1/[square root of 1/(square root of x+2) +2]

Wow.
• Sep 6th 2006, 10:26 PM
CaptainBlack
Quote:

Originally Posted by tesla1410
I've been asked to simplify and I don't know how.

1/[square root of 1/(square root of x+2) +2]

Wow.

Fist we need to get it clear what you have been asked to simplify, is it:

$
\frac{1}{\sqrt{\frac{1}{\sqrt{x+2}}+2}}\ ?
$

Whatever it truns out the exact problem is the key trick you will need
to employ is:

$\frac{1}{\sqrt{something}}=\frac{\sqrt{something}} {something}$

RonL
• Sep 7th 2006, 06:35 AM
tesla1410
Yes, you've stated the problem correctly. What's throwing me is the square root fraction w/in the square root - but then you probably know that's the hang up.

BTW, is there some way I can use the trick symbols that so many others use? It would make writing a problem clearer.

Thanks.
• Sep 7th 2006, 06:44 AM
CaptainBlack
Quote:

Originally Posted by tesla1410
...

BTW, is there some way I can use the trick symbols that so many others use? It would make writing a problem clearer.
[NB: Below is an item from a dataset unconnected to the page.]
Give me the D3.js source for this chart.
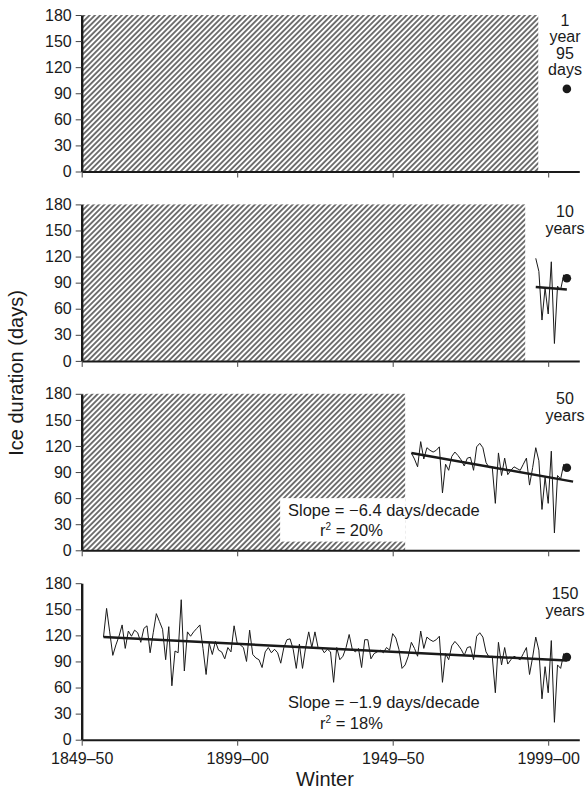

The mathematicts is being laid-out/typeset using a LaTeX system, the details
can be found here.

To see what is going on left chick on an equation and a window with the
code used to set the equation will pop-up.

RonL
• Sep 7th 2006, 07:18 AM
CaptainBlack
Quote:

Originally Posted by tesla1410
Yes, you've stated the problem correctly. What's throwing me is the square root fraction w/in the square root - but then you probably know that's the hang up.

OK, simplify:

$
\frac{1}{\sqrt{\frac{1}{\sqrt{x+2}}+2}}
$

$
\frac{1}{\sqrt{\frac{1}{\sqrt{x+2}}+2}}=
\frac{1}{\sqrt{\frac{\sqrt{x+2}}{x+2}+2}}
$

$
=1 \left/\sqrt{\frac{\sqrt{x+2}+(2x+4)}{x+2}}\right{}
$

$
=\frac{\sqrt{x+2}}{\sqrt{\sqrt{x+2}+(2x+4)}}
$

$
=\frac{\sqrt{x+2}\sqrt{\sqrt{x+2}+(2x+4)}}{\sqrt{x +2}+(2x+4)}
$

Now we need one more trick, we need:

$\left[\sqrt{A}+B\right]\left[\sqrt{A}-B\right]=A-B^2$,

so:

$
\frac{1}{\sqrt{\frac{1}{\sqrt{x+2}}+2}}=
\frac{\sqrt{x+2}\sqrt{\sqrt{x+2}+(2x+4)}}{\sqrt{x+ 2}+(2x+4)}
$
$
\times \frac{\sqrt{x+2}-(2x+4)}{\sqrt{x+2}-(2x+4)}
$

$
=\frac{\sqrt{x+2}\sqrt{\sqrt{x+2}+(2x+4)} (\sqrt{x+2}-(2x+4))}{(x+2)-(2x+4)^2}
$

I'm getting a bit tired at this point, but you can see where this is going,
and maybe I'll get back to this later or someone else may complete it if
you have further problems (also check the algebra!!).

RonL
• Sep 7th 2006, 08:01 AM
Soroban
Hello, tesla1410!

I don't blame the Cap'n for tiring out.
I suppose they want it completely rationalized . . . *sigh*

We have: . $\frac{1}{\sqrt{\frac{1}{\sqrt{x+2}}+2}} \;= \;\frac{1}{\sqrt{\frac{\sqrt{x+2}}{x+2} + 2}}$ $= \;\frac{1}{\sqrt{\frac{\sqrt{x+2}\,+\,2(x+2)}{x+2} }}$ $= \;\sqrt{\frac{x + 2}{2(x+2)+\sqrt{x+2}}}$

Rationalize: . $\sqrt{\frac{x + 2}{2x + 4 + \sqrt{x + 2}}\cdot\frac{2x + 4 - \sqrt{x-2}}{2x+4 -\sqrt{x+2}}}$

. . . . . . . $=\;\sqrt{\frac{(x+2)(2x+4-\sqrt{x+2})}{(2x+4)^2 - (x + 2)}}$ $= \;\sqrt{\frac{(x+2)(2x+4-\sqrt{x+2})}{4x^2+15x+18}}$

Rationalize: . $\sqrt{\frac{(x+2)(2x+4 - \sqrt{x+2})}{4x^2+15x + 18}\cdot\frac{4x^2 + 15x + 18}{4x^2 + 15x + 18}}$

. . . . . . . $= \;\sqrt{\frac{(x+2)(2x+4 - \sqrt{x+2})(4x^2 + 15x + 18)}{(4x^2 + 15x + 18)^2}}$

. . . . . . . $= \;\frac{\sqrt{(x+2)(2x + 4 - \sqrt{x+2})(4x^2 + 15x + 18)}}{4x^2 + 15x + 18}$ . . . There!